初期の一番や二番は少々期待外れ。ここにはきちんとした音楽の運びは感じられるが、若きベートーヴェンのやったるぞと云う気迫とか、例えば二番の4楽章で聴けるような高笑いのような、高揚感は聴けない。
「運命」も七番と同じで楽章ごとの演奏スタイルが変わっているような気がして落ち着かない。特に4楽章になってなんで急に走り出すのかわからない。これを聴いているとブロムシュテットはあまりベートーヴェンが好きではないのかと勘繰りたくなる。
「田園」は期待外れ。録音のせいか弦や木管があまり美しく聴こえない。5楽章の高揚感も乏しくここは淡々と音楽が進む印象。「合唱」は正直言ってよくわからなかった。前半の2楽章は現代の演奏とは違って、懐かしかった。これは堂々たる名演と思うが、3楽章はこじんまりして、音楽が蕾のまま終わってしまった感じ。4楽章は録音のせいもあるかもしれない。独唱の4人が離れすぎているのと、合唱が引っ込み過ぎているのとでバランスが悪い。ブロムシュテットもここでは興が乗ったかテンポを動かしているが、私にはいこごちが悪かった。

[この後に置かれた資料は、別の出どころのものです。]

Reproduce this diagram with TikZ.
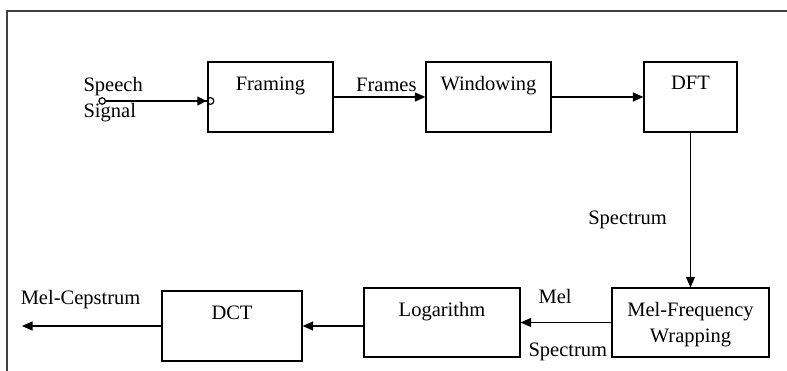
\documentclass[tikz,border=0pt]{standalone}
\usepackage{fontspec}
\setmainfont{Liberation Serif}
\usetikzlibrary{arrows.meta}

\begin{document}
\begin{tikzpicture}
  [x=1pt,y=-1pt,line width=1.2pt,
   every node/.style={font=\fontsize{20.5}{26}\selectfont},
   lbl/.style={inner sep=0pt},
   blk/.style={draw,minimum height=70pt,inner sep=0pt,
     label={[lbl,align=center,anchor=north,yshift=-14.5pt]north:#1}},
   arr/.style={-{Triangle[length=10.5pt,width=9pt]}}]
  \useasboundingbox (0,0) rectangle (787,371);
  \draw[line width=1.5pt,black!75] (7,371) -- (7,11) -- (787,11);

  \node[blk=Framing,minimum width=125pt] (framing) at (270.5,97) {};
  \node[blk=Windowing,minimum width=125pt] (window) at (488.5,97) {};
  \node[blk=DFT,minimum width=93pt] (dft) at (690.5,97) {};
  \node[blk={\fontsize{20.5}{29}\selectfont Mel-Frequency\\Wrapping},
        minimum width=157pt,minimum height=69pt] (mel) at (690.5,322.5) {};
  \node[blk=Logarithm,minimum width=156pt,minimum height=69pt] (logm) at (442,322.5) {};
  \node[blk=DCT,minimum width=140pt] (dct) at (232,326) {};

  \node[lbl,align=left,anchor=north west] (sig) at (83,76.5) {Speech\\Signal};
  \coordinate (sigin) at (98.3,101);
  \coordinate (out) at (22,326);

  \draw[{Circle[open,length=7.7pt]}-{Triangle[length=9pt,width=9pt] Circle[open,length=8pt]},
        shorten >=-7pt] (sigin) -- (framing.west |- sigin);
  \draw[arr] (framing) -- node[lbl,above=5pt,pos=.575] {Frames} (window);
  \draw[arr] (window) -- (dft);
  \draw[arr] (dft) -- node[lbl,left=23pt,pos=.566] {Spectrum} (mel);
  \draw[arr] (mel) -- node[lbl,above=18pt,pos=.62] {Mel}
                      node[lbl,below=20pt,pos=.48] {Spectrum} (logm);
  \draw[arr] (logm.west |- dct) -- (dct);
  \draw[arr] (dct) -- node[lbl,above=17pt,pos=.58] {Mel-Cepstrum} (out);
\end{tikzpicture}
\end{document}
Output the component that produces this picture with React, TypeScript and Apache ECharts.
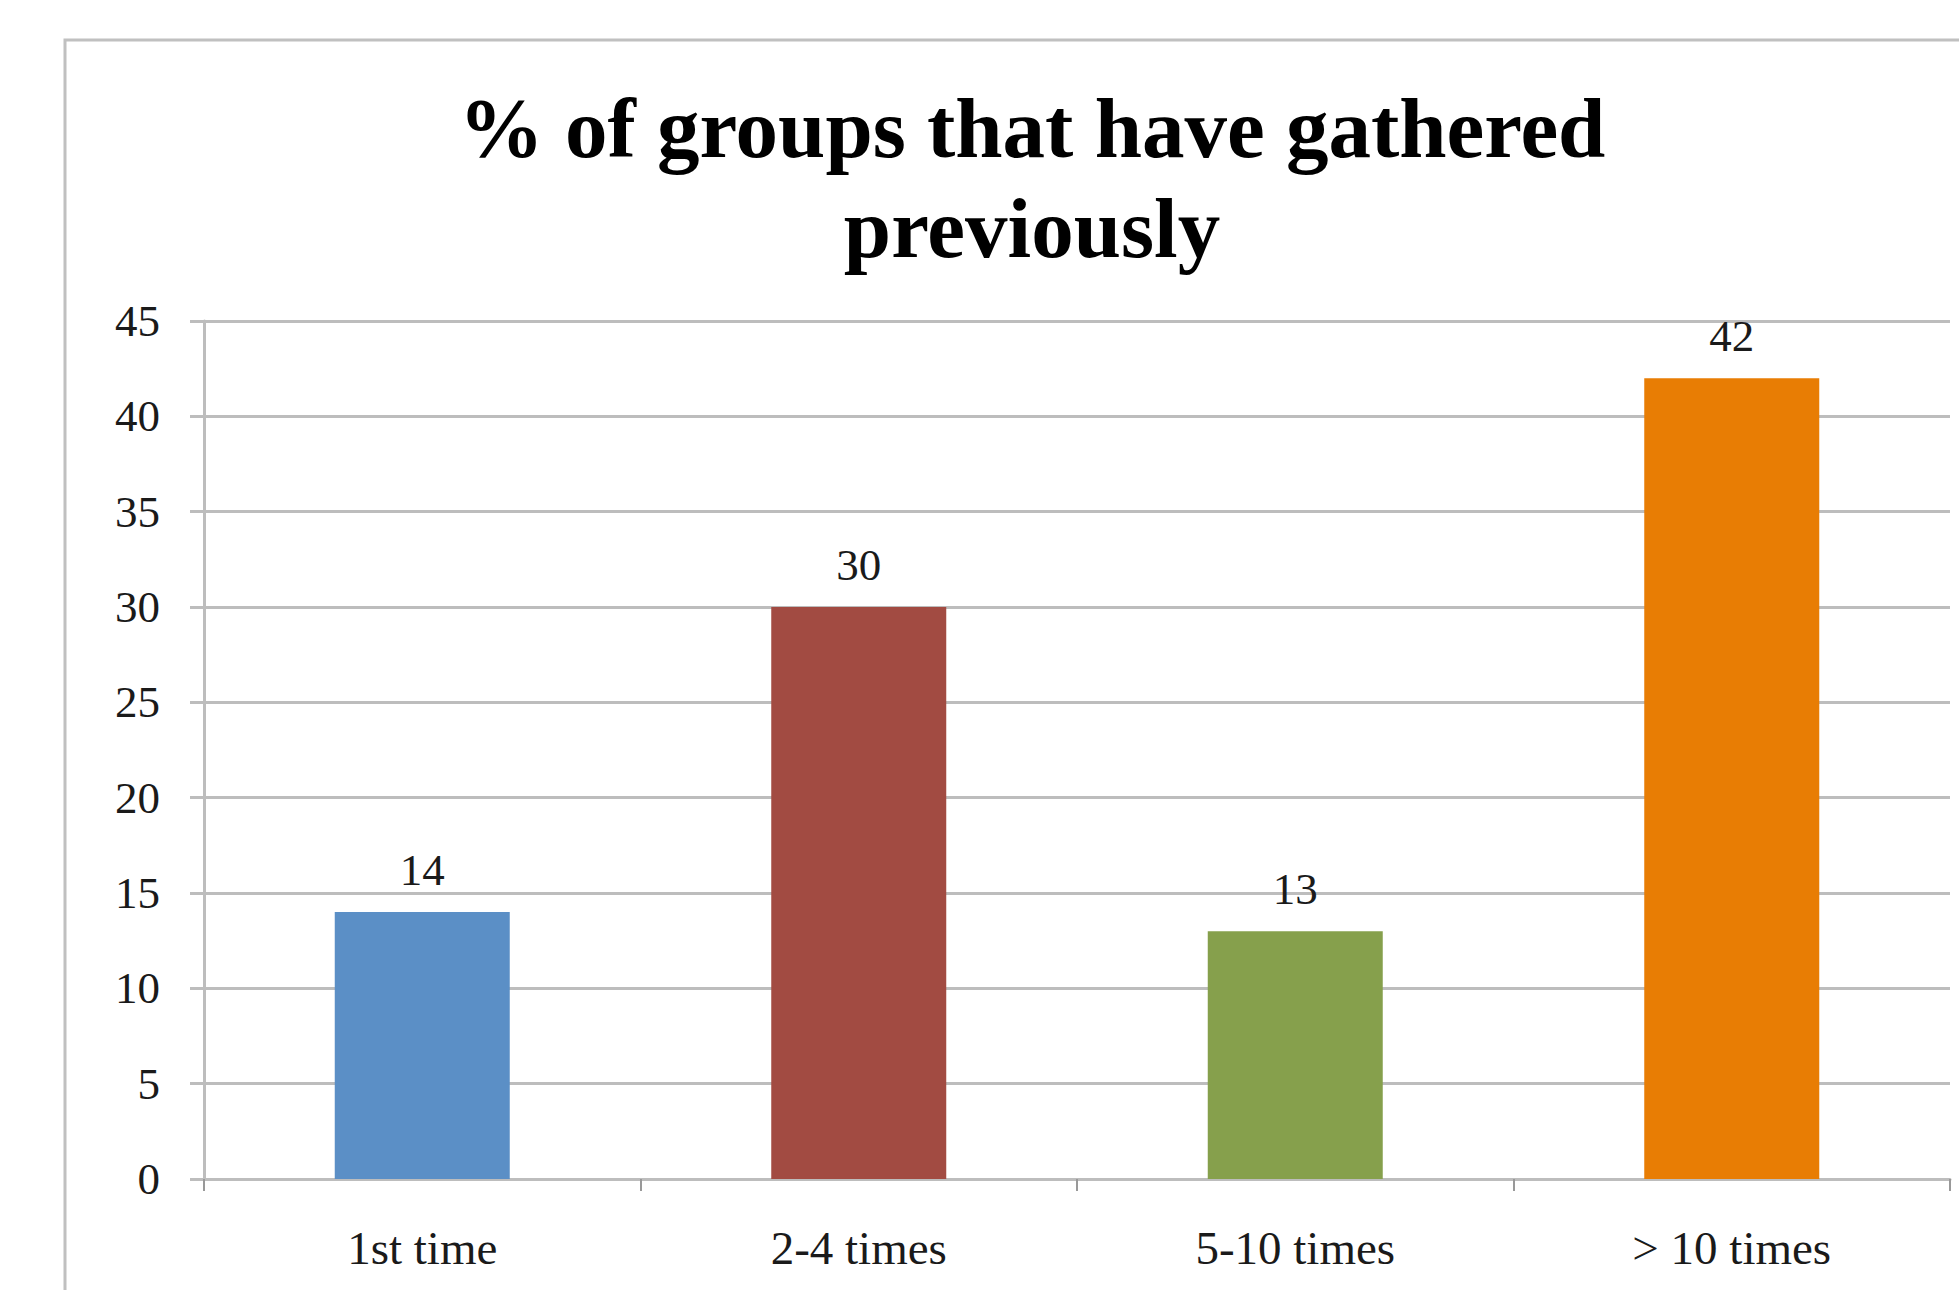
import React, { useEffect, useRef } from "react";
import * as echarts from "echarts";

const categories = ["1st time", "2-4 times", "5-10 times", "> 10 times"];
const values = [14, 30, 13, 42];
const barColors = ["#5B8FC6", "#A24B42", "#86A04C", "#E87D04"];
const titleLines = ["% of groups that have gathered", "previously"];
const yMin = 0;
const yMax = 45;
const yInterval = 5;

const FONT = "'Liberation Serif', serif";

export default function App() {
  const ref = useRef<HTMLDivElement>(null);
  useEffect(() => {
    if (!ref.current) return;
    const chart = echarts.init(ref.current, undefined, { renderer: "svg" });
    chart.setOption({
      animation: false,
      backgroundColor: "#ffffff",
      graphic: [
        {
          type: "rect",
          shape: { x: 65, y: 40, width: 2000, height: 1400 },
          style: { fill: "none", stroke: "#C0C0C0", lineWidth: 3 },
          silent: true,
          z: -1,
        },
        {
          type: "text",
          x: 1032,
          y: 178,
          style: {
            text: titleLines.join("\n"),
            font: `bold 85px ${FONT}`,
            lineHeight: 100,
            fill: "#000000",
            textAlign: "center",
            textVerticalAlign: "middle",
          },
        },
      ],
      grid: { left: 204, right: 9, top: 321, bottom: 111, containLabel: false },
      xAxis: {
        type: "category",
        data: categories,
        boundaryGap: true,
        axisLine: { show: true, lineStyle: { color: "#BDBDBD", width: 3 } },
        axisTick: { show: true, alignWithLabel: false, length: 12, lineStyle: { color: "#999999", width: 2 } },
        axisLabel: { color: "#1a1a1a", fontFamily: FONT, fontSize: 47, margin: 45 },
        splitLine: { show: false },
      },
      yAxis: {
        type: "value",
        min: yMin,
        max: yMax,
        interval: yInterval,
        axisLine: { show: true, lineStyle: { color: "#BDBDBD", width: 3 } },
        axisTick: { show: true, length: 14, lineStyle: { color: "#BDBDBD", width: 3 } },
        axisLabel: { color: "#1a1a1a", fontFamily: FONT, fontSize: 45, margin: 44 },
        splitLine: { show: true, lineStyle: { color: "#BDBDBD", width: 3 } },
      },
      series: [
        {
          type: "bar",
          barWidth: 175,
          data: values.map((v, i) => ({ value: v, itemStyle: { color: barColors[i] } })),
          label: {
            show: true,
            position: "top",
            distance: 20,
            color: "#1a1a1a",
            fontFamily: FONT,
            fontSize: 45,
          },
        },
      ],
    });
    return () => chart.dispose();
  }, []);
  return (
    <div
      ref={ref}
      style={{ position: "fixed", left: 0, top: 0, width: 1959, height: 1290, background: "#fff" }}
    />
  );
}
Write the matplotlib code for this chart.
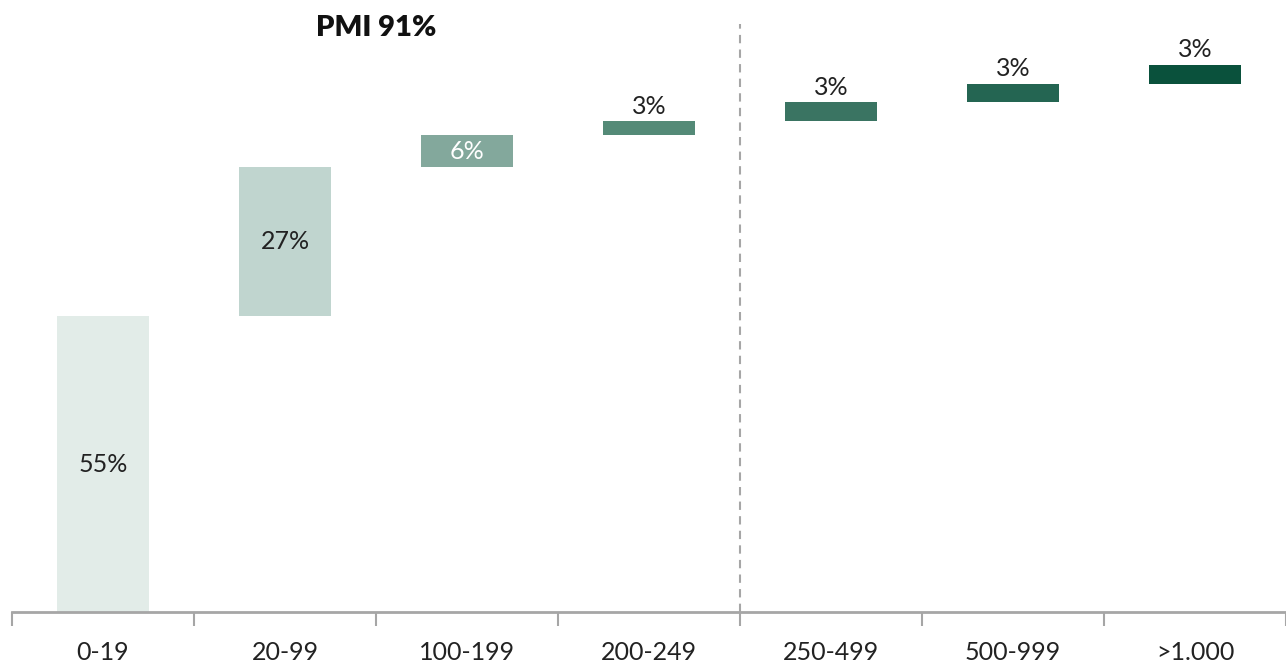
import matplotlib.pyplot as plt

plt.rcParams['font.family'] = ['Lato', 'DejaVu Sans']

categories = ["0-19", "20-99", "100-199", "200-249", "250-499", "500-999", ">1.000"]
# bar heights as drawn (percent); labels as printed
values = [55.0, 27.7, 5.9, 2.6, 3.5, 3.5, 3.5]
labels = ["55%", "27%", "6%", "3%", "3%", "3%", "3%"]
colors = ["#e2ece8", "#c0d5cf", "#83a89c", "#548a77", "#3a7462", "#246552", "#0a513c"]
label_inside = [True, True, True, False, False, False, False]
label_color = ["#222222", "#222222", "#ffffff", "#222222", "#222222", "#222222", "#222222"]
pmi_text = "PMI 91%"

fig = plt.figure(figsize=(12.86, 6.65), dpi=100)
ax = fig.add_axes([12 / 1286, 53 / 665, 1 - 12 / 1286, 592 / 665])

bottoms = []
run = 0
for v in values:
    bottoms.append(run)
    run += v

x = list(range(len(categories)))
ax.bar(x, values, bottom=bottoms, width=0.505, color=colors, zorder=2)

for i in x:
    if label_inside[i]:
        ax.text(i, bottoms[i] + values[i] / 2, labels[i], ha="center", va="center",
                fontsize=18, color=label_color[i])
    else:
        ax.text(i, bottoms[i] + values[i] + 0.6, labels[i], ha="center", va="bottom",
                fontsize=18, color=label_color[i])

# divider between groups
ax.vlines(3.5, 0, 109.3, colors="#a6a6a6", linestyles=(0, (4, 3)), linewidth=1.5)
ax.text(1.5, 108.6, pmi_text, ha="center", va="center", fontsize=21,
        fontweight="heavy", color="#111111")

ax.set_xlim(-0.5, 6.33)
ax.set_ylim(0, 110)

for s in ["top", "right", "left"]:
    ax.spines[s].set_visible(False)
ax.spines["bottom"].set_color("#a6a6a6")
ax.spines["bottom"].set_linewidth(2)
ax.set_yticks([])

ax.set_xticks([i - 0.5 for i in range(len(categories) + 1)])
ax.set_xticklabels([])
ax.set_xticks(x, minor=True)
ax.set_xticklabels(categories, minor=True)
ax.tick_params(axis="x", which="major", length=10, width=1.5, color="#a6a6a6")
ax.tick_params(axis="x", which="minor", length=0, pad=21, labelsize=18, labelcolor="#222222")

fig.savefig("out.png", dpi=100)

まだ1回しか聴いていないのでもう一度聴いたらまた違うかもしれない。
ベートーヴェンは私の音楽史にとって重要で、CDの数も群を抜いている。交響曲全集だけで何セットあるのかは定かではない。しかしこれだけは絶対最後まで取っておこうという全集は4つである。
1.カラヤン/ベルリンフィル(1961-2)
カラヤンはステレオでは3種類録音している。そのなかでこれは最初のもの。最充実期の70 年代の録音といつも迷う。どちらも私のベートーヴェン史の原点である。
2.ノリントン/ロンドンクラシカルプレイヤーズ(1980年代)
古楽団体によるベートーヴェンの初体験。ここで聴く「二番」は初めて聴いたときにはのけぞってしまうほどショックだった。
3.ジンマン/チューリヒトーンハレ(1990年代)
ベーレンライター版のモダンオーケストラによる初の全曲演奏。まあこのあと同工異曲のものがぞろぞろ出てくるが、先鞭をつけたジンマンの偉大さを忘れてはいけない。たしか1枚1000円のCDだった。その完成版が2000年にウイーンフィルと録音したラトル盤
4.シャイー/ライプチッヒ
これが私のベートーヴェンのゴールである。今もってこれを超える演奏はない。
ブロムシュテットを聴いて、しばらく聞いていなかったベートーヴェンをまた聴きなおそうという気になった。2か月くらいかかるかな(笑い)
今日はこれから「ドン・パスクワーレ」を聴きに行きまーす。